- Official poster
- Directed by: BM Giriraj
- Produced by: NM Suresh
- Starring: Ajai Rao Harshika Poonacha
- Cinematography: Kiran Sampapura
- Music by: Veer Samarth
- Release date: 6 December 2013;
- Country: India
- Language: Kannada

= Advaitha (film) =

2013 Indian Kannada-language film

Advaitha is a 2013 Indian Kannada-language suspense thriller film directed by BM Giriraj and starring Ajai Rao and Harshika Poonacha.

== Cast ==
- Ajai Rao as Vivek
- Harshika Poonacha as Ambika
- Achyuth Kumar as Harsha
- Neenasam Ashwath as Sudarshan

== Production ==
The film began production in early 2011. The shooting for the film was finished by May 2012. Rao was not paid for the film because of Suresh's financial situation after Excuse Me (2003). The film was Giriraj's first film but released after Jatta (2013).

==Release and reception==
The film was released on 6 December 2013, the same day as B3 also starring Poonacha.

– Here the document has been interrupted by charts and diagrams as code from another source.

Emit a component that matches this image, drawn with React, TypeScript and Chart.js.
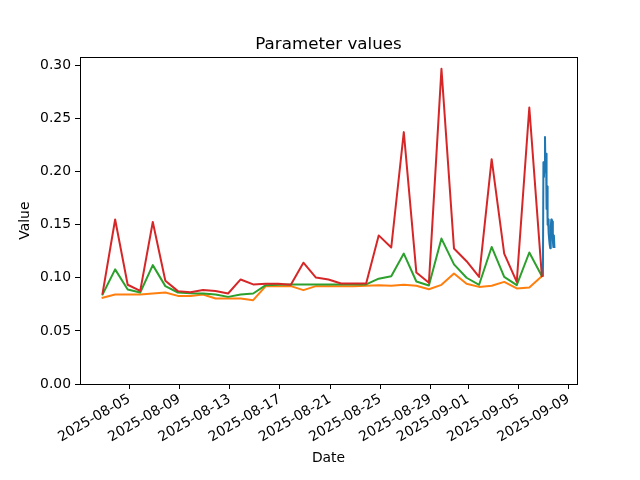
import { useEffect, useRef } from "react";
import { Chart, registerables } from "chart.js";

Chart.register(...registerables);

// Daily series timestamps (UTC)
const dailyDates = [
  "2025-08-02T21:00:00Z", "2025-08-03T21:00:00Z", "2025-08-04T21:00:00Z", "2025-08-05T21:00:00Z",
  "2025-08-06T21:00:00Z", "2025-08-07T21:00:00Z", "2025-08-08T21:00:00Z", "2025-08-09T21:00:00Z",
  "2025-08-10T21:00:00Z", "2025-08-11T21:00:00Z", "2025-08-12T21:00:00Z", "2025-08-13T21:00:00Z",
  "2025-08-14T21:00:00Z", "2025-08-15T21:00:00Z", "2025-08-16T21:00:00Z", "2025-08-17T21:00:00Z",
  "2025-08-18T21:00:00Z", "2025-08-19T21:00:00Z", "2025-08-20T21:00:00Z", "2025-08-21T21:00:00Z",
  "2025-08-22T21:00:00Z", "2025-08-23T21:00:00Z", "2025-08-24T21:00:00Z", "2025-08-25T21:00:00Z",
  "2025-08-26T21:00:00Z", "2025-08-27T21:00:00Z", "2025-08-28T21:00:00Z", "2025-08-29T21:00:00Z",
  "2025-08-30T21:00:00Z", "2025-08-31T21:00:00Z", "2025-09-01T21:00:00Z", "2025-09-02T21:00:00Z",
  "2025-09-03T21:00:00Z", "2025-09-04T21:00:00Z", "2025-09-05T21:00:00Z", "2025-09-06T21:00:00Z",
];

const redValues = [
  0.0853, 0.155, 0.0935, 0.0877, 0.1526, 0.0972, 0.0875, 0.0865, 0.0886, 0.0877,
  0.0853, 0.0985, 0.0938, 0.0945, 0.0945, 0.0934, 0.1143, 0.1003, 0.0985, 0.0947,
  0.0947, 0.0947, 0.140, 0.1286, 0.2373, 0.105, 0.0953, 0.2969, 0.1276, 0.1157,
  0.1009, 0.2118, 0.1229, 0.0962, 0.2605, 0.1016,
];

const greenValues = [
  0.0843, 0.108, 0.089, 0.0862, 0.112, 0.0922, 0.0862, 0.0855, 0.0853, 0.0844,
  0.0821, 0.0844, 0.0853, 0.0931, 0.0934, 0.0938, 0.0938, 0.0938, 0.0938, 0.0938,
  0.0938, 0.0938, 0.0992, 0.1016, 0.1229, 0.0966, 0.0928, 0.137, 0.1127, 0.1001,
  0.0935, 0.1291, 0.1009, 0.0931, 0.1239, 0.1016,
];

const orangeValues = [
  0.0812, 0.0843, 0.0843, 0.0843, 0.0853, 0.0862, 0.083, 0.083, 0.0843, 0.0806,
  0.0806, 0.0805, 0.079, 0.0922, 0.0922, 0.0922, 0.0884, 0.0922, 0.0922, 0.0922,
  0.0922, 0.0925, 0.0931, 0.0925, 0.0934, 0.0925, 0.0893, 0.0934, 0.1041, 0.0945,
  0.0915, 0.0925, 0.0962, 0.09, 0.0909, 0.1016,
];

// Hourly series timestamps (UTC)
const blueDates = [
  "2025-09-06T23:00:00Z", "2025-09-07T00:00:00Z", "2025-09-07T01:00:00Z", "2025-09-07T02:00:00Z",
  "2025-09-07T03:00:00Z", "2025-09-07T04:00:00Z", "2025-09-07T05:00:00Z", "2025-09-07T06:00:00Z",
  "2025-09-07T07:00:00Z", "2025-09-07T08:00:00Z", "2025-09-07T09:00:00Z", "2025-09-07T10:00:00Z",
  "2025-09-07T11:00:00Z", "2025-09-07T12:00:00Z", "2025-09-07T13:00:00Z", "2025-09-07T14:00:00Z",
  "2025-09-07T15:00:00Z", "2025-09-07T16:00:00Z", "2025-09-07T17:00:00Z", "2025-09-07T18:00:00Z",
  "2025-09-07T19:00:00Z", "2025-09-07T20:00:00Z", "2025-09-07T21:00:00Z",
];

const blueValues = [
  0.102, 0.209, 0.195, 0.208, 0.2326, 0.2, 0.217, 0.165, 0.186, 0.15,
  0.155, 0.142, 0.136, 0.131, 0.128, 0.148, 0.155, 0.14, 0.153, 0.135,
  0.129, 0.14, 0.129,
];

const xTickDates = [
  "2025-08-05", "2025-08-09", "2025-08-13", "2025-08-17", "2025-08-21",
  "2025-08-25", "2025-08-29", "2025-09-01", "2025-09-05", "2025-09-09",
];

const yTickValues = [0, 0.05, 0.1, 0.15, 0.2, 0.25, 0.3];

const chartTitle = "Parameter values";
const xTitle = "Date";
const yTitle = "Value";

const FAMILY = "'DejaVu Sans', sans-serif";

export default function App() {
  const ref = useRef<HTMLCanvasElement>(null);

  useEffect(() => {
    if (!ref.current) return;
    const toMs = (s: string) => Date.parse(s);
    const allX = [...dailyDates, ...blueDates].map(toMs);
    const xmin = Math.min(...allX);
    const xmax = Math.max(...allX);
    const xpad = (xmax - xmin) * 0.05;
    const allY = [...redValues, ...greenValues, ...orangeValues, ...blueValues];
    const ymaxData = Math.max(...allY);
    const yminData = Math.min(...allY);
    const ymax = ymaxData + (ymaxData - yminData) * 0.05;

    const mk = (dates: string[], vals: number[]) =>
      dates.map((d, i) => ({ x: toMs(d), y: vals[i] }));

    const frame = {
      id: "frame",
      afterDraw(chart: any) {
        const { ctx, chartArea: a } = chart;
        ctx.save();
        ctx.strokeStyle = "#000";
        ctx.lineWidth = 1;
        ctx.strokeRect(
          Math.round(a.left) + 0.5,
          Math.round(a.top) + 0.5,
          Math.round(a.right) - Math.round(a.left),
          Math.round(a.bottom) - Math.round(a.top)
        );
        // title centred over the axes area
        ctx.fillStyle = "#000";
        ctx.font = `16.7px ${FAMILY}`;
        ctx.textAlign = "center";
        ctx.textBaseline = "alphabetic";
        ctx.fillText(chartTitle, (a.left + a.right) / 2, a.top - 8.3);
        ctx.restore();
      },
    };

    const tickFont = { family: FAMILY, size: 13.9, lineHeight: 1.2 };

    const chart = new Chart(ref.current, {
      type: "line",
      data: {
        datasets: [
          { label: "blue", data: mk(blueDates, blueValues), borderColor: "#1f77b4", backgroundColor: "#1f77b4", order: 4 },
          { label: "orange", data: mk(dailyDates, orangeValues), borderColor: "#ff7f0e", backgroundColor: "#ff7f0e", order: 3 },
          { label: "green", data: mk(dailyDates, greenValues), borderColor: "#2ca02c", backgroundColor: "#2ca02c", order: 2 },
          { label: "red", data: mk(dailyDates, redValues), borderColor: "#d62728", backgroundColor: "#d62728", order: 1 },
        ],
      },
      options: {
        animation: false,
        responsive: false,
        devicePixelRatio: 1,
        elements: {
          point: { radius: 0, hoverRadius: 0 },
          line: { borderWidth: 2, tension: 0, borderCapStyle: "square", borderJoinStyle: "round" },
        },
        layout: { padding: { left: 0, right: 63, top: 57.3, bottom: 0 } },
        plugins: {
          legend: { display: false },
          tooltip: { enabled: false },
          title: { display: false },
        },
        scales: {
          x: {
            type: "linear",
            min: xmin - xpad,
            max: xmax + xpad,
            afterBuildTicks: (s: any) => {
              s.ticks = xTickDates.map((d) => ({ value: Date.parse(d + "T00:00:00Z") }));
            },
            afterFit: (s: any) => {
              s.height = 96;
            },
            ticks: {
              autoSkip: false,
              minRotation: 30,
              maxRotation: 30,
              color: "#000",
              font: tickFont,
              padding: 2,
              callback: (v: any) => new Date(Number(v)).toISOString().slice(0, 10),
            },
            grid: { drawOnChartArea: false, drawTicks: true, tickLength: 5, tickColor: "#000", tickWidth: 1 },
            border: { display: false },
            title: {
              display: true,
              text: xTitle,
              color: "#000",
              font: tickFont,
              padding: { top: 0, bottom: 13 },
            },
          },
          y: {
            type: "linear",
            min: 0,
            max: ymax,
            afterBuildTicks: (s: any) => {
              s.ticks = yTickValues.map((v) => ({ value: v }));
            },
            afterFit: (s: any) => {
              s.width = 80;
            },
            ticks: {
              color: "#000",
              font: tickFont,
              padding: 4,
              callback: (v: any) => Number(v).toFixed(2),
            },
            grid: { drawOnChartArea: false, drawTicks: true, tickLength: 5, tickColor: "#000", tickWidth: 1 },
            border: { display: false },
            title: {
              display: true,
              text: yTitle,
              color: "#000",
              font: tickFont,
              padding: { top: 17, bottom: 0 },
            },
          },
        },
      },
      plugins: [frame],
    } as any);

    return () => chart.destroy();
  }, []);

  return (
    <div style={{ position: "fixed", left: 0, top: 0, width: 640, height: 480, background: "#fff" }}>
      <canvas ref={ref} width={640} height={480} style={{ display: "block" }} />
    </div>
  );
}
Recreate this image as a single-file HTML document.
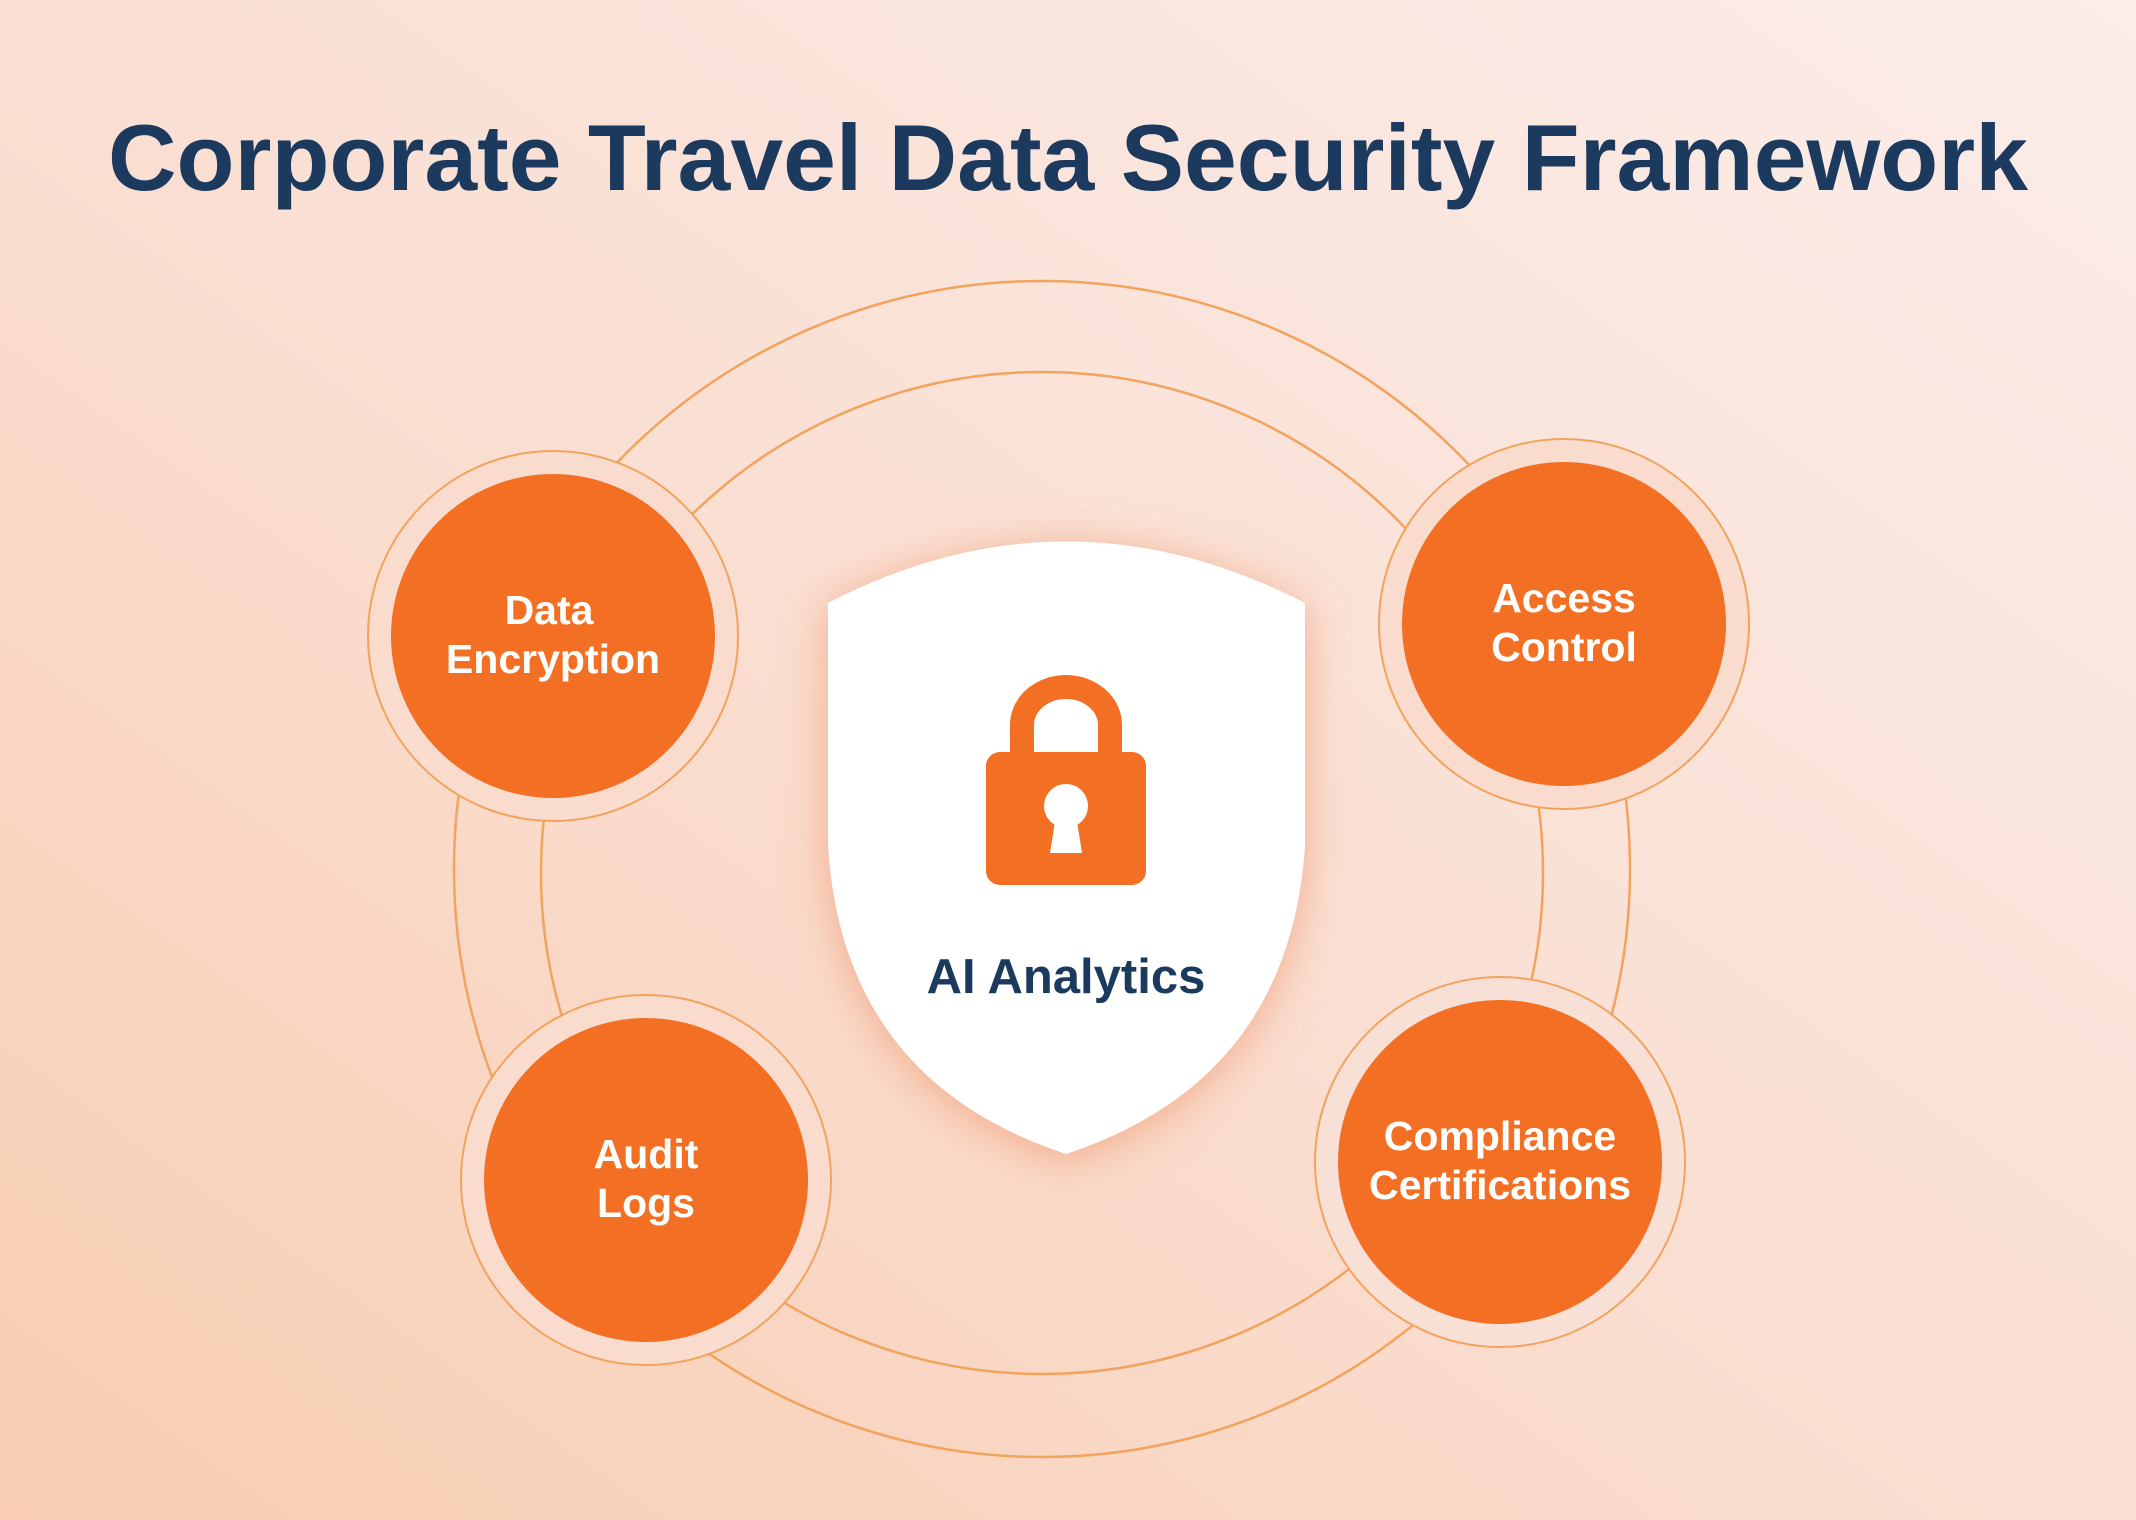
<!DOCTYPE html>
<html><head><meta charset="utf-8"><style>
html,body{margin:0;padding:0;width:2136px;height:1520px;overflow:hidden}
</style></head><body>
<svg width="2136" height="1520" viewBox="0 0 2136 1520" xmlns="http://www.w3.org/2000/svg" font-family="Liberation Sans, sans-serif">
<defs>
<linearGradient id="bg" x1="0" y1="1" x2="1" y2="0">
<stop offset="0" stop-color="#f8cdb1"/>
<stop offset="0.5" stop-color="#fadfd3"/>
<stop offset="1" stop-color="#fbede9"/>
</linearGradient>
<filter id="sh2" x="-40%" y="-40%" width="180%" height="180%">
<feGaussianBlur in="SourceAlpha" stdDeviation="22" result="b"/>
<feOffset in="b" dx="0" dy="6" result="o"/>
<feFlood flood-color="#ee8a5a" flood-opacity="0.6"/>
<feComposite in2="o" operator="in" result="s"/>
<feMerge><feMergeNode in="s"/><feMergeNode in="SourceGraphic"/></feMerge>
</filter>
</defs>
<rect width="2136" height="1520" fill="url(#bg)"/>
<text x="1068" y="190" text-anchor="middle" font-size="94" font-weight="bold" fill="#1b3a5e" textLength="1920" lengthAdjust="spacingAndGlyphs">Corporate Travel Data Security Framework</text>

<circle cx="1042" cy="869" r="588" fill="none" stroke="#f2a35e" stroke-width="2.5"/>
<circle cx="1042" cy="873" r="501" fill="none" stroke="#f2a35e" stroke-width="2.5"/>

<g stroke="#f2a35e" stroke-width="2" fill="#f9dccd">
<circle cx="553" cy="636" r="185"/>
<circle cx="1564" cy="624" r="185"/>
<circle cx="646" cy="1180" r="185"/>
<circle cx="1500" cy="1162" r="185" fill="#f9e0d6"/>
</g>
<g fill="#f26f24">
<circle cx="553" cy="636" r="162"/>
<circle cx="1564" cy="624" r="162"/>
<circle cx="646" cy="1180" r="162"/>
<circle cx="1500" cy="1162" r="162"/>
</g>
<g fill="#fff" font-size="41" font-weight="bold" text-anchor="middle">
<text x="549" y="624">Data</text>
<text x="553" y="673">Encryption</text>
<text x="1564" y="612">Access</text>
<text x="1564" y="661">Control</text>
<text x="646" y="1168">Audit</text>
<text x="646" y="1217">Logs</text>
<text x="1500" y="1150">Compliance</text>
<text x="1500" y="1199">Certifications</text>
</g>

<path d="M828,603 Q1066,480 1305,603 L1305,845 Q1290,1080 1066,1154 Q842,1080 828,845 Z" fill="#fff" filter="url(#sh2)"/>
<path d="M1022,752 L1022,725 A44,38 0 0 1 1110,725 L1110,752" fill="none" stroke="#f26f24" stroke-width="24"/>
<rect x="986" y="752" width="160" height="133" rx="14" fill="#f26f24"/>
<circle cx="1066" cy="806" r="22" fill="#fff"/>
<path d="M1056,815 L1050,853 L1082,853 L1076,815 Z" fill="#fff"/>
<text x="1066" y="993" text-anchor="middle" font-size="49" font-weight="bold" fill="#1b3a5e">AI Analytics</text>
</svg>
</body></html>
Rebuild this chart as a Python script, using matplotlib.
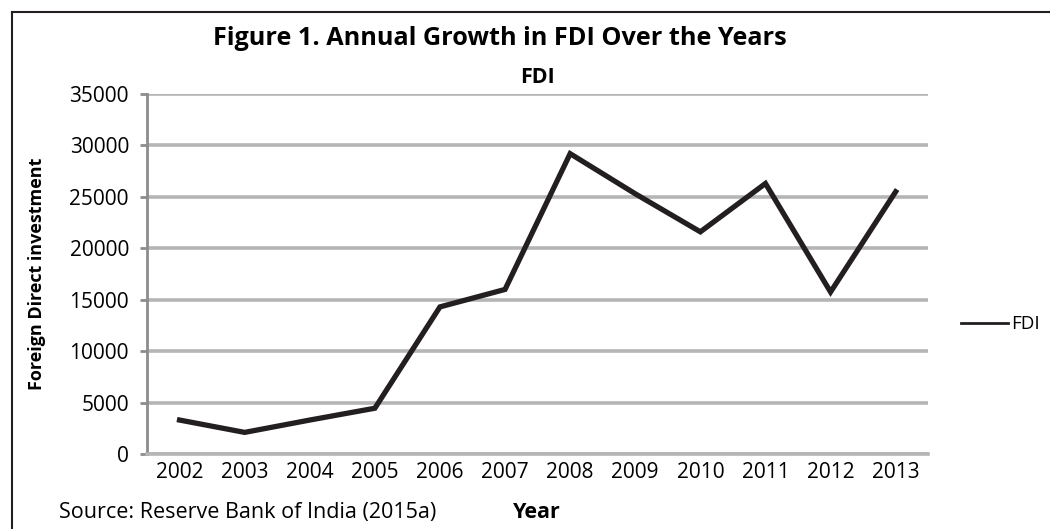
import matplotlib.pyplot as plt
from matplotlib.lines import Line2D

# data
years = ['2002', '2003', '2004', '2005', '2006', '2007',
         '2008', '2009', '2010', '2011', '2012', '2013']
fdi = [3300, 2100, 3300, 4450, 14300, 16000,
       29200, 25300, 21600, 26300, 15750, 25500]
y_ticks = [0, 5000, 10000, 15000, 20000, 25000, 30000, 35000]

plt.rcParams['font.family'] = ['Open Sans', 'DejaVu Sans']

fig = plt.figure(figsize=(10.5, 5.29), dpi=100)
ax = fig.add_axes([0.14, 0.1418, 0.744, 0.6805])

x = list(range(len(years)))
ax.plot(x, fdi, color='#231f20', linewidth=3.8, label='FDI', solid_joinstyle='miter')

ax.set_xlim(-0.5, len(years) - 0.5)
ax.set_ylim(0, 35000)
ax.set_yticks(y_ticks)
ax.set_yticklabels([str(v) for v in y_ticks])
ax.set_xticks(x)
ax.set_xticklabels(years)

# gray gridlines like the excel chart
ax.grid(axis='y', color='#b5b5b5', linewidth=2.6)
ax.set_axisbelow(True)
for side in ['top', 'right']:
    ax.spines[side].set_visible(False)
ax.spines['left'].set_color('#8c8c8c')
ax.spines['left'].set_linewidth(2)
ax.spines['bottom'].set_color('#b5b5b5')
ax.spines['bottom'].set_linewidth(2.6)
ax.tick_params(axis='y', length=5, width=2, color='#8c8c8c', labelsize=15, pad=8)
ax.tick_params(axis='x', length=0, labelsize=15, pad=6)

ax.set_title('FDI', fontsize=15.5, fontweight='bold', pad=8)
ax.set_ylabel('Foreign Direct investment', fontsize=13, fontweight='bold')
ax.yaxis.set_label_coords(-0.129, 0.5)

fig.text(0.476, 0.928, 'Figure 1. Annual Growth in FDI Over the Years',
         ha='center', va='center', fontsize=18.2, fontweight='bold')
fig.text(0.511, 0.032, 'Year', ha='center', va='center', fontsize=15.5, fontweight='bold')
fig.text(0.056, 0.032, 'Source: Reserve Bank of India (2015a)', ha='left', va='center',
         fontsize=15.5)

leg = ax.legend(loc='center left', bbox_to_anchor=(1.02, 0.36), frameon=False,
                fontsize=13.5, handlelength=2.5, handletextpad=0.2)
leg.get_lines()[0].set_linewidth(2)

# frame around the figure (top and left edge visible)
fig.add_artist(Line2D([0.011, 1.0], [0.978, 0.978], color='#231f20', linewidth=1.5))
fig.add_artist(Line2D([0.011, 0.011], [0.0, 0.978], color='#231f20', linewidth=1.5))

fig.savefig('out.png', dpi=100)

A critic from The Times of India said that "With poor script, confusing narration, bad editing that does not link sequences properly, too many characters, turns and twists, director Giriraj has reduced it to a cock and bull story". Shyam Prasad S of Bangalore Mirror said that "The biggest problem with this film is that the story isn’t believable".